UNRWA replaces Swiss boss pending misconduct inquiry 

Krähenbühl has been head of UNWRA for five years. © Keystone/Martial Trezzini

The head of the United Nations agency that aids Palestinian refugees has stepped aside until the end of an investigation into misconduct allegations, the agency said on Wednesday. 

This content was published on November 6, 2019 - 14:46 with Reuters and Keystone-ATS/ug

Commissioner General Pierre Krähenbühl stepped aside until a review of “management-related matters” at the agency was completed, the UN Relief and Works Agency for Palestine Refugees (UNRWA) said in a statementExternal link

It gave no details of the substance of the allegations. 

Media reports have mentioned a damaging internal report that included allegations he created a post for his mistress that was funded by the Swiss government. 

UNRWA provides education, health, housing and relief services to more than five million registered refugees in the West Bank, Gaza Strip and East Jerusalem, as well as in neighbouring countries Jordan, Lebanon and Syria. 

The UN Secretary General appointed Christian Saunders as officer-in-charge for the interim period. Saunders previously served as the agency's acting deputy commissioner general. 

“Over the last few months, UNRWA has initiated an internal review of its governance, management and accountability functions, so as to ensure it practices the highest standards of professionalism, transparency and efficiency,” the UNRWA statement said. 

Suspended payments 

Krähenbühl, a Swiss national, was notified in March that an investigation was underway by the UN secretariat in New York based on “allegations received against UNRWA personnel relating to unsatisfactory conduct”. 

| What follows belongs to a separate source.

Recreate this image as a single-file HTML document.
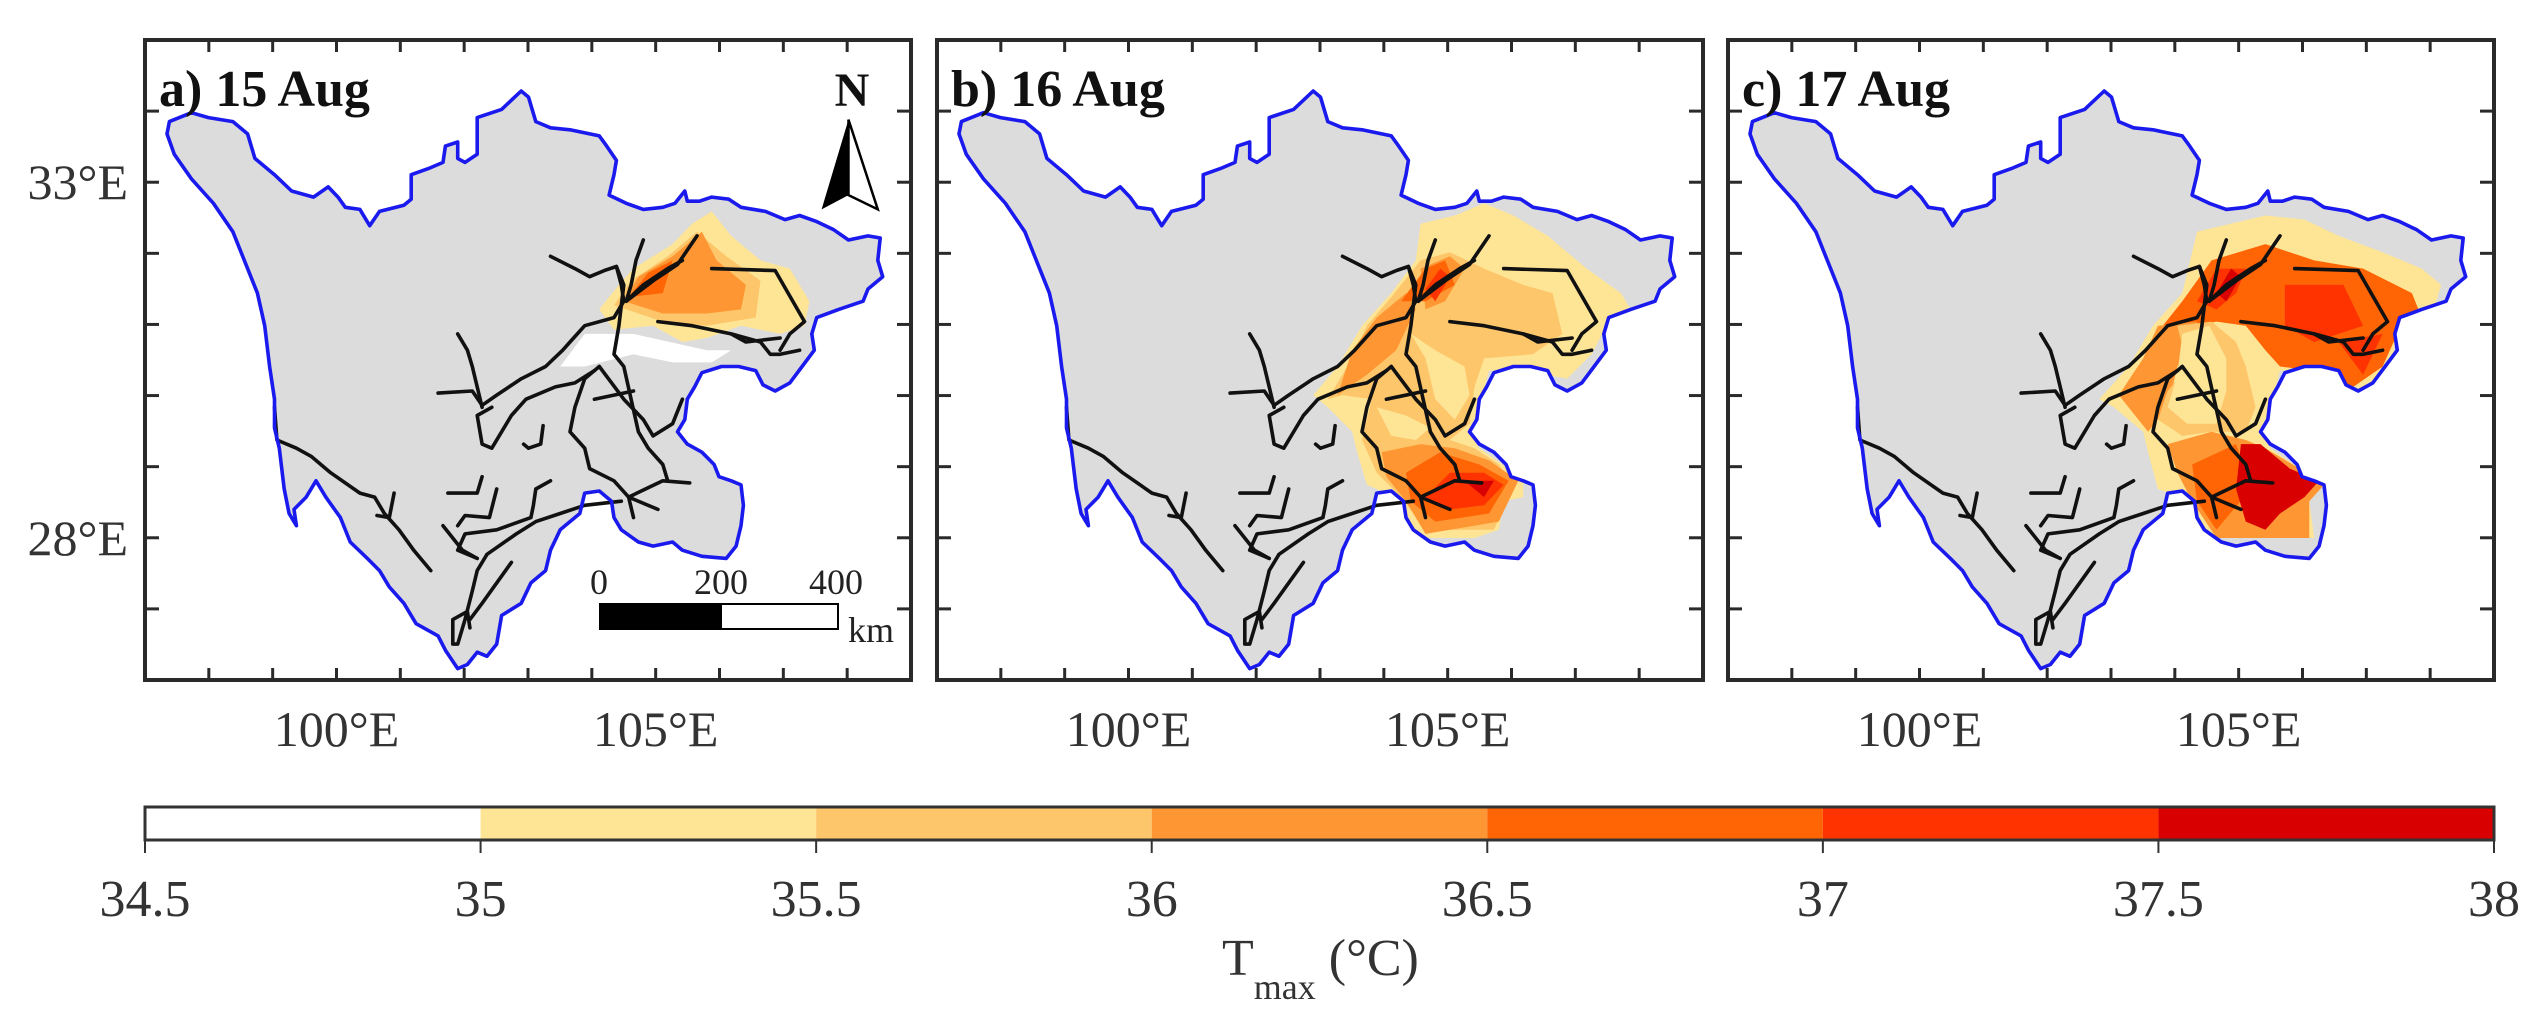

UNRWA has faced budgetary difficulties since last year, when the United States, its biggest donor, halted its aid of $360 million (CHF357 million) per year. Washington says some UNRWA activities are anti-Israeli. 

Switzerland, the Netherlands and Belgium have separately suspended payments to UNRWA over the management issues that are now under investigation. The agency's spokeswoman says it still needs $89 million to keep operating until the end of this year. 

The Swiss government is due to publish a report before the end of the year on the future ties with UNRWA.